Reputation: 21
When I use spaCy for cleaning data, I run the following line:
df['text'] = df.sentence.progress_apply(lambda text: " ".join(token.lemma_ for token in nlp(text) if not token.is_stop and token.is_alpha))
Which lemmatizes each word in the text row if the word in not a stop-word. The problem is that text.lemma_ is applied to the token after the token is checked for being a stop-word or not. Therefore, if the stop-word is not in the lemmatized form, it will not be considered stop word. For example, if I add "friend" to the list of stop words, the output will still contain "friend" if the original token was "friends". The easy solution is to run this line twice. But that sounds silly.

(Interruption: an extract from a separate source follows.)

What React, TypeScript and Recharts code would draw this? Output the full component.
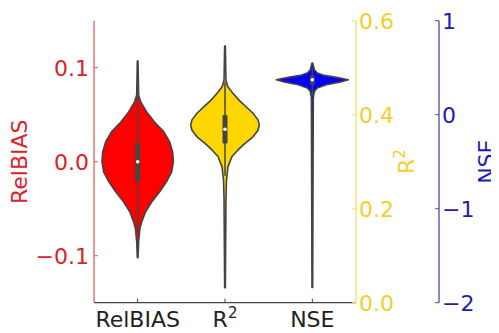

Anyone can suggest a solution to remove the stop words that are not in the lemmatized form in the first run?
Thanks!
Upvotes: 1
Views: 4557
Reputation: 626826
You can simply check if the token.lemma_
is present in the nlp.Defaults.stop_words
:
if token.lemma_.lower() not in nlp.Defaults.stop_words
For example:
df['text'] = df.sentence.progress_apply(
lambda text:
" ".join(
token.lemma_ for token in nlp(text)
if token.lemma_.lower() not in nlp.Defaults.stop_words and token.is_alpha
)
)
See a quick test:
>>> import spacy
>>> nlp = spacy.load("en_core_web_sm")
>>> nlp.Defaults.stop_words.add("friend") # Adding "friend" to stopword list
>>> text = "I have a lot of friends"
>>> " ".join(token.lemma_ for token in nlp(text) if not token.is_stop and token.is_alpha)
'lot friend'
>>> " ".join(token.lemma_ for token in nlp(text) if token.lemma_.lower() not in nlp.Defaults.stop_words and token.is_alpha)
'lot'
If you add words in uppercase to the stopword list, you will need to use if token.lemma_.lower() not in map(str.lower, nlp.Defaults.stop_words)
.
Upvotes: 2